I’ll go into that more later!

Review: Clash of the Titans (2010)

Clash of the Titans is an exciting movie that delivered exactly what I expected: an action packed, special effects extravaganza that kept me entertained from start to finish.  If you haven’t seen the movie yet, it would be a mistake going into it thinking you’re going to walk away with any deep revelations about the mysteries of life, or leave with some profound new sense of well being.  That’s not what Clash of the Titans is about.  This really isn’t as serious a movie as I thought it would be.  It felt more like Scorpion King, where you’re meant to focus on the fun and action, rather than the storyline.

I really enjoyed that the movie didn’t try to be something it wasn’t.  The movie was all about action, and they kept the dialogue light, with lots of wit and humor thrown in to keep the audience engaged.  The only time the story veered from that style was at the end, when Perseus had to deal with the main antagonist, which is fitting.  It can’t all be fun and games.

I’ve always been a sword & sorcery fan and enjoyed reading about Greek mythology as a kid, so it was very cool to see the mythological characters and stories I’d read about come alive on the big screen.  I’ll definitely be adding this movie to my collection, to be re-watched when I want to see fast paced action and get a thrill.

It also didn’t hurt that the main female characters were all pretty hot:

Princess Andromeda

Io, cursed with agelessness for refusing the advances of a god.

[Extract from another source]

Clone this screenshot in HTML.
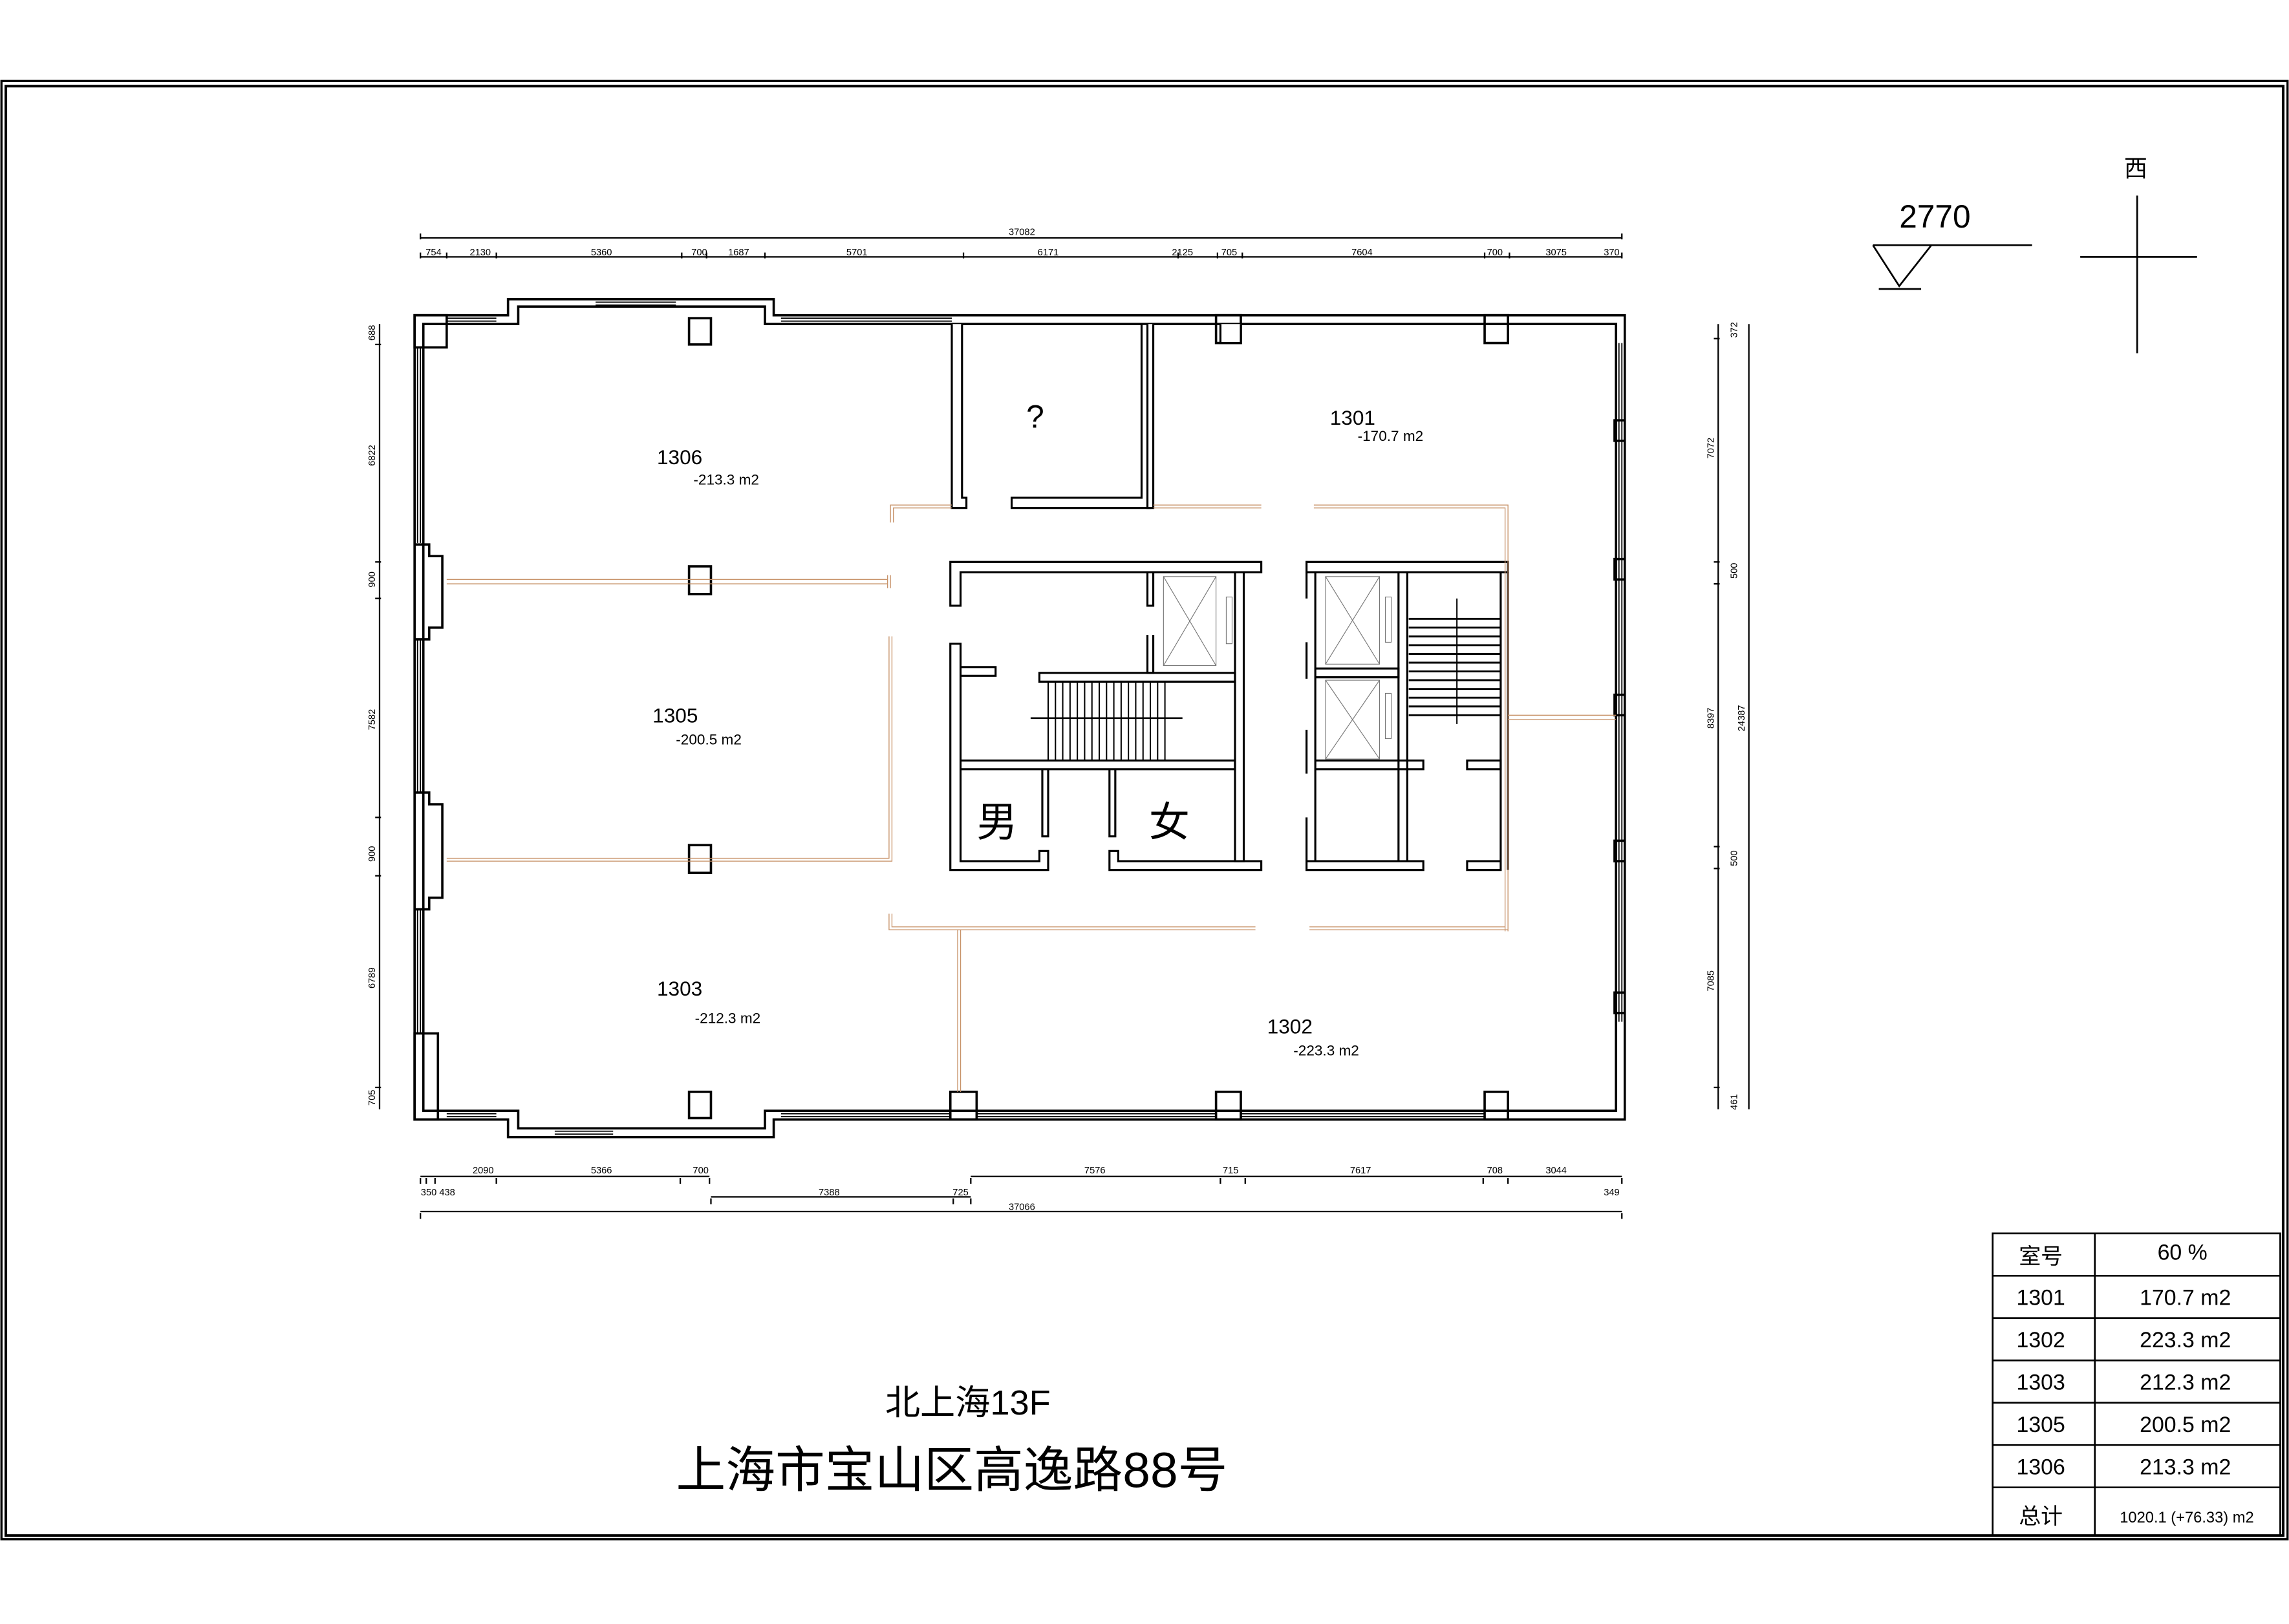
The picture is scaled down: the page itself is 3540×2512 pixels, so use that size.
<!DOCTYPE html>
<html><head><meta charset="utf-8"><style>
html,body{margin:0;padding:0;background:#fff;}
svg{display:block}
text{font-family:"Liberation Sans","Noto Sans CJK SC",sans-serif;fill:#000}
</style></head><body>
<svg width="3540" height="2512" viewBox="0 0 1568 1112.6" preserveAspectRatio="none" xmlns="http://www.w3.org/2000/svg">
<rect width="1568" height="1112.6" fill="#fff"/>
<!-- frame -->
<g fill="none" stroke="#000">
<rect x="1" y="55.5" width="1566" height="999" stroke-width="1.5"/>
<rect x="4" y="59" width="1560" height="993" stroke-width="1.8"/>
</g>
<!-- building walls -->
<g fill="none" stroke="#000" stroke-width="1.6">
<path d="M284 216 H348 V205 H530 V216 H1113 V767 H530 V779 H348 V767 H284 Z"/>
<path d="M290 222 H355 V210 H524 V222 H1107 V761 H524 V773 H355 V761 H290 Z"/>
<!-- corner pilasters -->
<rect x="284" y="216" width="22" height="22"/>
<rect x="284" y="708" width="16" height="59"/>
<path d="M284 373 H294 V381 H303 V430 H294 V438 H284"/>
<path d="M284 543 H294 V551 H303 V615 H294 V623 H284"/>
<!-- columns -->
<rect x="472" y="218" width="15" height="18"/>
<rect x="472" y="388" width="15" height="19"/>
<rect x="472" y="579" width="15" height="19"/>
<rect x="472" y="748" width="15" height="18"/>
<rect x="833" y="216" width="17" height="19"/>
<rect x="1017" y="216" width="16" height="19"/>
<rect x="651" y="748" width="18" height="19"/>
<rect x="833" y="748" width="17" height="19"/>
<rect x="1017" y="748" width="16" height="19"/>
<path d="M1113 288 h-7 v14 h7 M1113 383 h-7 v14 h7 M1113 476 h-7 v14 h7 M1113 576 h-7 v14 h7 M1113 680 h-7 v14 h7"/>
</g>
<!-- windows -->
<g stroke="#000" stroke-width="0.8">
<path d="M408 207 H463 M408 209 H463 M306 218 H340 M306 220 H340 M535 218 H652 M535 220 H652 M286 238 V372 M288 238 V372 M286 438 V543 M288 438 V543 M286 623 V708 M288 623 V708"/>
<path d="M1109 235 V700 M1111 235 V700 M306 763 H340 M306 765 H340 M535 763 H651 M535 765 H651 M669 763 H833 M669 765 H833 M850 763 H1017 M850 765 H1017 M380 775 H420 M380 777 H420"/>
</g>
<!-- ? room -->
<g fill="#fff" stroke="#000" stroke-width="1.4">
<path d="M652 222 V348 H662 V341 H659 V222"/>
<path d="M693 341 V348 H788 V222 H782 V341 Z"/>
<path d="M786 222 V348 H790 V222"/>
<path d="M836 222 V235 H850 V222"/>
</g>
<!-- left core -->
<g fill="none" stroke="#000" stroke-width="1.4">
<path d="M651 385 H864 V392 H658 V415 H651 Z"/>
<path d="M651 441 H658 V590 H712 V583 H718 V596 H651 Z"/>
<path d="M760 583 V596 H864 V590 H766 V583 Z"/>
<path d="M846 392 V590 H852 V392"/>
<path d="M658 521 H846 V527 H658"/>
<path d="M712 461 H846 V467 H712 Z"/>
<path d="M658 457 H682 V463 H658"/>
<path d="M714 527 V573 H718 V527 M760 527 V573 H764 V527"/>
<path d="M786 392 V415 H790 V392 M786 435 V461 H790 V435"/>
</g>
<g stroke="#000" stroke-width="0.9">
<path d="M718 467 V521 M723 467 V521 M728 467 V521 M733 467 V521 M738 467 V521 M743 467 V521 M748 467 V521 M753 467 V521 M758 467 V521 M763 467 V521 M768 467 V521 M773 467 V521 M778 467 V521 M783 467 V521 M788 467 V521 M793 467 V521 M798 467 V521"/>
<path d="M706 492 H810" stroke-width="1.2"/>
</g>
<g fill="none" stroke="#777" stroke-width="0.5">
<rect x="797" y="395" width="36" height="61"/>
<path d="M797 395 L833 456 M833 395 L797 456"/>
<rect x="840" y="409" width="4" height="32"/>
<rect x="908" y="395" width="37" height="60"/>
<path d="M908 395 L945 455 M945 395 L908 455"/>
<rect x="949" y="409" width="4" height="31"/>
<rect x="908" y="466" width="37" height="54"/>
<path d="M908 466 L945 520 M945 466 L908 520"/>
<rect x="949" y="475" width="4" height="31"/>
</g>
<!-- right core -->
<g fill="none" stroke="#000" stroke-width="1.4">
<path d="M895 385 H1033 V392 H895 Z"/>
<path d="M1028 392 V596 H1005 V590 H1028"/>
<path d="M1033 392 V596"/>
<path d="M895 590 H975 V596 H895 Z"/>
<path d="M958 392 V590 M964 392 V590"/>
<path d="M901 392 V590 M895 392 V410 M895 440 V465 M895 500 V530 M895 560 V590"/>
<path d="M901 458 H958 V464 H901 M901 521 H975 V527 H901"/>
<path d="M1005 521 H1028 V527 H1005 Z"/>
</g>
<g stroke="#000" stroke-width="1.3">
<path d="M965 424 H1028 M965 430 H1028 M965 436 H1028 M965 442 H1028 M965 448 H1028 M965 454 H1028 M965 460 H1028 M965 466 H1028 M965 472 H1028 M965 478 H1028 M965 484 H1028 M965 490 H1028"/>
<path d="M998 410 V496" stroke-width="0.9"/>
</g>
<!-- orange partitions -->
<g fill="none" stroke="#c8936a" stroke-width="0.6">
<path d="M610 358 V346 H652 M612 358 V348 H652"/>
<path d="M790 346 H864 M790 348 H864"/>
<path d="M900 346 H1033 V638 M900 348 H1031 V638"/>
<path d="M306 397 H608 M306 400 H608 M608 394 V403 M610 394 V403"/>
<path d="M609 436 V588 H306 M611 436 V590 H306"/>
<path d="M609 626 V637 H860 M611 626 V635 H860"/>
<path d="M897 635 H1031 M897 637 H1033"/>
<path d="M656 637 V748 M658 637 V748"/>
<path d="M1033 490 H1107 M1033 493 H1107"/>
</g>
<!-- dimensions top -->
<g stroke="#000" stroke-width="1">
<path d="M288 163 H1111 M288 176 H1111"/>
<path d="M288 160 v4 M1111 160 v4 M288 173 v4 M306 173 v4 M340 173 v4 M467 173 v4 M484 173 v4 M524 173 v4 M660 173 v4 M807 173 v4 M834 173 v4 M851 173 v4 M1017 173 v4 M1034 173 v4 M1111 173 v4"/>
<path d="M288 806 H486 M665 806 H1111 M487 820 H665 M288 830 H1111"/>
<path d="M288 807 v4 M292 807 v4 M298 807 v4 M340 807 v4 M466 807 v4 M486 807 v4 M665 807 v4 M836 807 v4 M853 807 v4 M1016 807 v4 M1033 807 v4 M1111 807 v4 M487 821 v4 M653 821 v4 M665 821 v4 M288 831 v4 M1111 831 v4"/>
<path d="M260 222 V760 M1177 222 V760 M1198 222 V760"/>
<path d="M257 236 h4 M257 385 h4 M257 410 h4 M257 560 h4 M257 600 h4 M257 745 h4 M1174 232 h4 M1174 385 h4 M1174 400 h4 M1174 580 h4 M1174 595 h4 M1174 745 h4"/>
</g>
<g font-size="6.5" text-anchor="middle">
<text x="700" y="161">37082</text>
<text x="297" y="175">754</text><text x="329" y="175">2130</text><text x="412" y="175">5360</text><text x="479" y="175">700</text><text x="506" y="175">1687</text><text x="587" y="175">5701</text><text x="718" y="175">6171</text><text x="810" y="175">2125</text><text x="842" y="175">705</text><text x="933" y="175">7604</text><text x="1024" y="175">700</text><text x="1066" y="175">3075</text><text x="1104" y="175">370</text>
<text x="331" y="804">2090</text><text x="412" y="804">5366</text><text x="480" y="804">700</text><text x="750" y="804">7576</text><text x="843" y="804">715</text><text x="932" y="804">7617</text><text x="1024" y="804">708</text><text x="1066" y="804">3044</text>
<text x="300" y="819">350 438</text><text x="568" y="819">7388</text><text x="658" y="819">725</text><text x="1104" y="819">349</text><text x="700" y="829">37066</text>
</g>
<g font-size="6.5" text-anchor="middle">
<text transform="translate(257,228) rotate(-90)">688</text>
<text transform="translate(257,312) rotate(-90)">6822</text>
<text transform="translate(257,397) rotate(-90)">900</text>
<text transform="translate(257,493) rotate(-90)">7582</text>
<text transform="translate(257,585) rotate(-90)">900</text>
<text transform="translate(257,670) rotate(-90)">6789</text>
<text transform="translate(257,752) rotate(-90)">705</text>
<text transform="translate(1190,226) rotate(-90)">372</text>
<text transform="translate(1174,307) rotate(-90)">7072</text>
<text transform="translate(1190,391) rotate(-90)">500</text>
<text transform="translate(1174,492) rotate(-90)">8397</text>
<text transform="translate(1195,492) rotate(-90)">24387</text>
<text transform="translate(1190,588) rotate(-90)">500</text>
<text transform="translate(1174,672) rotate(-90)">7085</text>
<text transform="translate(1190,755) rotate(-90)">461</text>
</g>
<!-- room labels -->
<g font-size="14">
<text x="450" y="318">1306</text><text x="447" y="495">1305</text><text x="450" y="682">1303</text><text x="911" y="291">1301</text><text x="868" y="708">1302</text>
<text x="703" y="293" font-size="22">?</text>
</g>
<g font-size="10">
<text x="475" y="332">-213.3 m2</text><text x="463" y="510">-200.5 m2</text><text x="476" y="701">-212.3 m2</text><text x="930" y="302">-170.7 m2</text><text x="886" y="723">-223.3 m2</text>
</g>
<g font-size="28"><text x="669" y="573">男</text><text x="787" y="573">女</text></g>
<!-- level mark -->
<g stroke="#000" stroke-width="1.2" fill="none">
<path d="M1283 168 H1392 M1283 168 L1301 196 L1323 168 M1287 198 H1316"/>
<path d="M1464 134 V242 M1425 176 H1505"/>
</g>
<text x="1301" y="156" font-size="22">2770</text>
<text x="1455" y="121" font-size="16">西</text>
<!-- table -->
<g stroke="#000" stroke-width="1.2" fill="none">
<rect x="1365" y="845" width="197" height="207"/>
<path d="M1435 845 V1052 M1365 874 H1562 M1365 903 H1562 M1365 932 H1562 M1365 961 H1562 M1365 990 H1562 M1365 1019 H1562"/>
</g>
<g font-size="15" text-anchor="middle">
<text x="1398" y="866">室号</text><text x="1495" y="863">60 %</text>
<text x="1398" y="894">1301</text><text x="1497" y="894">170.7 m2</text>
<text x="1398" y="923">1302</text><text x="1497" y="923">223.3 m2</text>
<text x="1398" y="952">1303</text><text x="1497" y="952">212.3 m2</text>
<text x="1398" y="981">1305</text><text x="1497" y="981">200.5 m2</text>
<text x="1398" y="1010">1306</text><text x="1497" y="1010">213.3 m2</text>
<text x="1398" y="1044">总计</text><text x="1498" y="1043" font-size="10.5">1020.1 (+76.33) m2</text>
</g>
<!-- titles -->
<text x="663" y="969" font-size="24" text-anchor="middle">北上海13F</text>
<text x="652" y="1019" font-size="34" text-anchor="middle">上海市宝山区高逸路88号</text>
</svg>
</body></html>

Also, the boatman who ferries souls across the River Styx was pretty cool too.  Looking at this guy, and his boat, really makes you feel like you’re on your way to hell.

Update: We watched the 2D version, because the 3D effects reportedly suck pretty hard. The movie wasn’t filmed in 3D like Avatar was. It was done through rushed post-processing to try to capitalize on people’s excitement over 3D.